**The task:**
Only the lines from the one with "What Plotly code" through the one with "import plotly.graph_objects as go", inclusive, should be echoed exactly; pictures are left out.
** start of Extracted data **
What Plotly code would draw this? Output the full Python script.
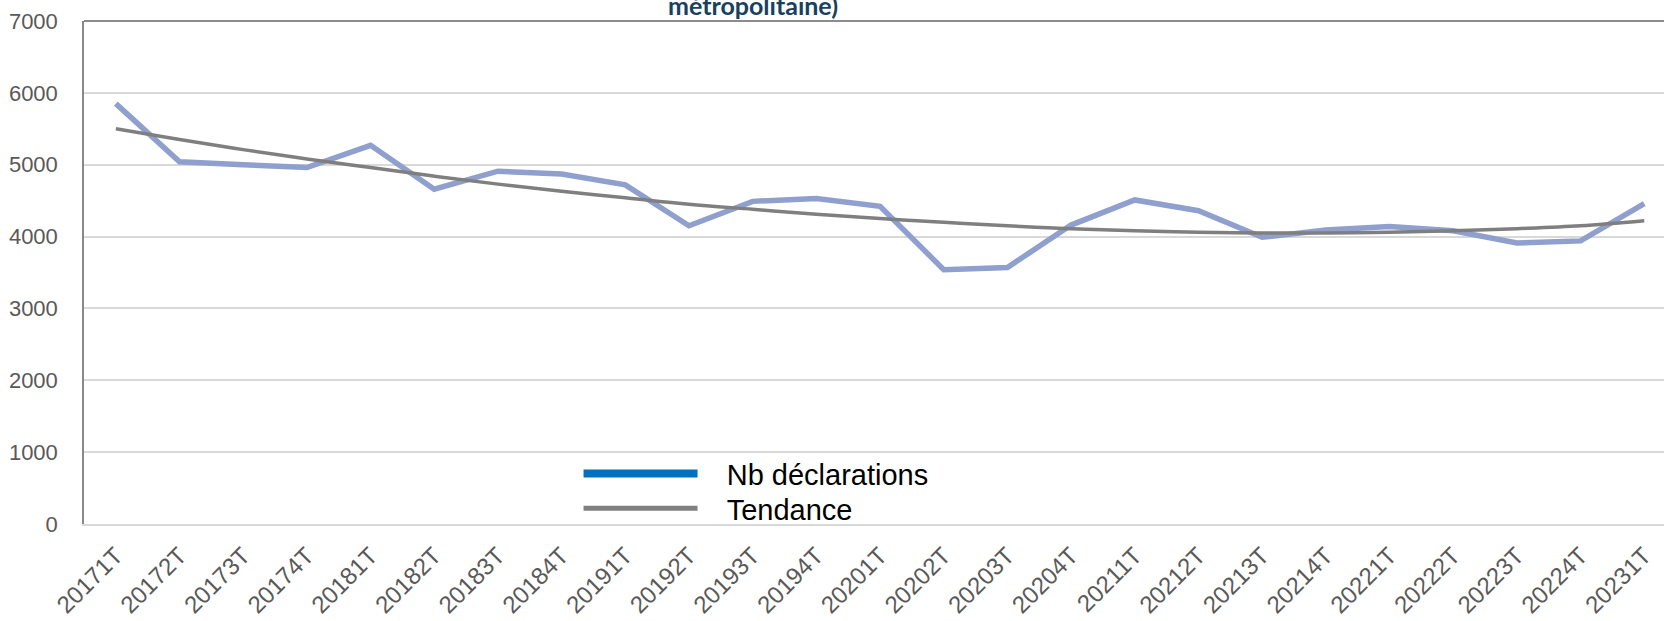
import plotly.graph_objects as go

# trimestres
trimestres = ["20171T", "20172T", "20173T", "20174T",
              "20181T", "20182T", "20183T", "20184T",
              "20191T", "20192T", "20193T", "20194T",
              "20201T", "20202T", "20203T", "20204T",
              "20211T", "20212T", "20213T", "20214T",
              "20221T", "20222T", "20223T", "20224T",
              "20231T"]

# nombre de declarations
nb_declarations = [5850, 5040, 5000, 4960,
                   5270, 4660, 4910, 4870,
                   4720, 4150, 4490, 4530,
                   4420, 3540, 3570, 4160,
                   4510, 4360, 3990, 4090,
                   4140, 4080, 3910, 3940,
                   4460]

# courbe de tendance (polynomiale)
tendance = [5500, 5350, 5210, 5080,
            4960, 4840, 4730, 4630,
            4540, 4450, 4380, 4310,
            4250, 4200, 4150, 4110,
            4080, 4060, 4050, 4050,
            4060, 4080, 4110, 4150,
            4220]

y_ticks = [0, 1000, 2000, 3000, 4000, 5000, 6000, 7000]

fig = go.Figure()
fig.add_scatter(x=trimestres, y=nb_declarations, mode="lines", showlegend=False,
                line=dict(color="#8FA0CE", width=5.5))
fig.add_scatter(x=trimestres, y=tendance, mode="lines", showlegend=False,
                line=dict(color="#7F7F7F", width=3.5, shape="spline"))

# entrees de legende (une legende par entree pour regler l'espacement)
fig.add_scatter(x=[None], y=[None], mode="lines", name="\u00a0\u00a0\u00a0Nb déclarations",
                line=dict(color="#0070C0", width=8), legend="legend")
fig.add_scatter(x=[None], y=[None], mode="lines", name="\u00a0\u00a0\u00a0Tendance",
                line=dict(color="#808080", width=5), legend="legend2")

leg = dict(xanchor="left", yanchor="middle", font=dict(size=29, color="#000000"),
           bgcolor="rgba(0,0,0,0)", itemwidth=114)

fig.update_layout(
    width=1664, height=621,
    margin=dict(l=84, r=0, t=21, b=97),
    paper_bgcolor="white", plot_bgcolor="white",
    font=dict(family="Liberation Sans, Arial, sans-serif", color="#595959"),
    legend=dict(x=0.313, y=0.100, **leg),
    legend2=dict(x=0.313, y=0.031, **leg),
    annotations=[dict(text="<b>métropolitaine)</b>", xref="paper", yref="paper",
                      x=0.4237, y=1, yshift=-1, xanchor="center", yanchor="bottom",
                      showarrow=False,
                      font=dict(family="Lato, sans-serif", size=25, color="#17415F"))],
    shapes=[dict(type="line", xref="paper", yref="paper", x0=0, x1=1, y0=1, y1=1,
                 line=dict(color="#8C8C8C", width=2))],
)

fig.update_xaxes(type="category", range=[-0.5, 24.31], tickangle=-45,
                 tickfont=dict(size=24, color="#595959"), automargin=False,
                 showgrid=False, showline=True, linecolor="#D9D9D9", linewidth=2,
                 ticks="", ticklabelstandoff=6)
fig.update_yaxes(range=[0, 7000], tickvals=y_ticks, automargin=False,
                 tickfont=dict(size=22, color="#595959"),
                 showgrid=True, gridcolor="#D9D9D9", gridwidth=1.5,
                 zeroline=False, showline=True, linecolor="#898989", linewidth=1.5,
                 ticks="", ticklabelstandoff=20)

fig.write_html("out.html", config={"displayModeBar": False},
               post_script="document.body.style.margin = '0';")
** end of Extracted data **
** start of Extracted data **
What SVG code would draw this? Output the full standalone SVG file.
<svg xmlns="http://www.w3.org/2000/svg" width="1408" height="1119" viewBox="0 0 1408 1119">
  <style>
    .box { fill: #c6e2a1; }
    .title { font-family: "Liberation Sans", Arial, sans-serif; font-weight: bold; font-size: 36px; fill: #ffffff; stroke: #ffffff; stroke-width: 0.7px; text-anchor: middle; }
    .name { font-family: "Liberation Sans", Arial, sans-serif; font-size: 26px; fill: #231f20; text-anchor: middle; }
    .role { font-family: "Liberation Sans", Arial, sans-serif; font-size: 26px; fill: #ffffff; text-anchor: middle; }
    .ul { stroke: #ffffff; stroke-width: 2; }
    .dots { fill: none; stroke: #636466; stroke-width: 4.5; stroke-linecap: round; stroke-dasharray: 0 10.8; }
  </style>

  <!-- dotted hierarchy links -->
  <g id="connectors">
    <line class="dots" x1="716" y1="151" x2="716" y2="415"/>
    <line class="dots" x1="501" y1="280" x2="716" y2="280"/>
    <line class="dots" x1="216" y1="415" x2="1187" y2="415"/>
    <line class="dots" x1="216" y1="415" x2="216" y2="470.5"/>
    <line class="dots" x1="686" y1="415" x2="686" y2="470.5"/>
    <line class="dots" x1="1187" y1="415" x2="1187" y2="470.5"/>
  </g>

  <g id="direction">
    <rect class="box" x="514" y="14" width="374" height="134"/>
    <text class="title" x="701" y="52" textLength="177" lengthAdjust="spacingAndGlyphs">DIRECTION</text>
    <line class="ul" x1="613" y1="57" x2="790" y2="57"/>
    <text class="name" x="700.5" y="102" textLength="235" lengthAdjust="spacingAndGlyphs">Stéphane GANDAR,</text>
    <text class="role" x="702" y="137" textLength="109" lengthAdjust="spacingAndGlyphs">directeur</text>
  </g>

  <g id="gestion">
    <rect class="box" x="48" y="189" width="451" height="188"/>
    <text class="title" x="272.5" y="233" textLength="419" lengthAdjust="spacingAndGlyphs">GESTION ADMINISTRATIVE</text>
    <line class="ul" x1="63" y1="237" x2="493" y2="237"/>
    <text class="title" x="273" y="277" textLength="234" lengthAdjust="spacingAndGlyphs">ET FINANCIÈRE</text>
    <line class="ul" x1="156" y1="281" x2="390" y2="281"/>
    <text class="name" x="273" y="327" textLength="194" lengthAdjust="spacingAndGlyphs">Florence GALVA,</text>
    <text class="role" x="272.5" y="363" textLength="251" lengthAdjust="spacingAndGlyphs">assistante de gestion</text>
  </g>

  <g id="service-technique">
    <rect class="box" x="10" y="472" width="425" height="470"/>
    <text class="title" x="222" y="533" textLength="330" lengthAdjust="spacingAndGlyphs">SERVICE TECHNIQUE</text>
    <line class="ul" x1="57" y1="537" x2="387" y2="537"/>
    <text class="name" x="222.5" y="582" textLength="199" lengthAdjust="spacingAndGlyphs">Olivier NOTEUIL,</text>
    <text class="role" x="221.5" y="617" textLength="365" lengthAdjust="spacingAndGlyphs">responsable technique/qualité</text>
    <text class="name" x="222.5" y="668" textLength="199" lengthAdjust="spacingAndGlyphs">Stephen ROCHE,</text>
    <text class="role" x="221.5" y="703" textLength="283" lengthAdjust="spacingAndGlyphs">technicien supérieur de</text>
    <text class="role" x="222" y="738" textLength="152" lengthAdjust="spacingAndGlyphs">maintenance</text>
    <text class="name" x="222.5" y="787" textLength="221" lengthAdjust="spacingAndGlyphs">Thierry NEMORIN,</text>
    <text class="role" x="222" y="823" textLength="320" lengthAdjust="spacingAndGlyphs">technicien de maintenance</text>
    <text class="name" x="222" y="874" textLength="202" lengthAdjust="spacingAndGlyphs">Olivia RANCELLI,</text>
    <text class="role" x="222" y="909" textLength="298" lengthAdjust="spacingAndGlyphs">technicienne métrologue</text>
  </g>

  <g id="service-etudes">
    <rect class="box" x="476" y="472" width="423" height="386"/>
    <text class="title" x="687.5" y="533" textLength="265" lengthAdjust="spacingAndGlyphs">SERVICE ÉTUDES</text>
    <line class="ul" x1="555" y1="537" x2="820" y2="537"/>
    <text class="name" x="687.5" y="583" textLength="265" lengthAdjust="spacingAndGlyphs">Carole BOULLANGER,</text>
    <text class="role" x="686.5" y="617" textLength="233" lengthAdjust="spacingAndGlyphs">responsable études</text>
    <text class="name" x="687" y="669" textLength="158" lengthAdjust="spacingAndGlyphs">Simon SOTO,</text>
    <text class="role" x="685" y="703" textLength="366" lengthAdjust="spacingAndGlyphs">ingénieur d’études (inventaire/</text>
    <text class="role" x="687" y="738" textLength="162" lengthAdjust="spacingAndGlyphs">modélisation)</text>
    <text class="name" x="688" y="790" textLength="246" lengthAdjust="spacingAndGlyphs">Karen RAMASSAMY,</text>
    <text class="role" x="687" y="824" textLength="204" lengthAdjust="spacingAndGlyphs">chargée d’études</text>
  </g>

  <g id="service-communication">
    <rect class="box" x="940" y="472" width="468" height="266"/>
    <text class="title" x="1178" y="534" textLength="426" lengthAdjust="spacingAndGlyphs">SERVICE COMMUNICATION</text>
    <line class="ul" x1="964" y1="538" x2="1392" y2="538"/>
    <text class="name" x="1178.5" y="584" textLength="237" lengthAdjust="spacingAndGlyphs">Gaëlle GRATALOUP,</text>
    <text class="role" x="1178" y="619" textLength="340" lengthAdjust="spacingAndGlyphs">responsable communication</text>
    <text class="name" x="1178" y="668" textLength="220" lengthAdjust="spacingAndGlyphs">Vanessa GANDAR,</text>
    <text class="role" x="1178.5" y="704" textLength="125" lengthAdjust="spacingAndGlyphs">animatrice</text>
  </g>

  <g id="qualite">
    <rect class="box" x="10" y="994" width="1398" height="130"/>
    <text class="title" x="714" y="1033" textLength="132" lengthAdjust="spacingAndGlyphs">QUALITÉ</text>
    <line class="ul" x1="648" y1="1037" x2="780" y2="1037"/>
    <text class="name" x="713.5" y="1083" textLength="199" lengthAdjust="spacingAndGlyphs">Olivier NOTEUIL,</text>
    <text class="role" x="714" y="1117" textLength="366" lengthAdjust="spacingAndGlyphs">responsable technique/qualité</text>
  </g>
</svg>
** end of Extracted data **
**Exercise answer:**
What Plotly code would draw this? Output the full Python script.
import plotly.graph_objects as go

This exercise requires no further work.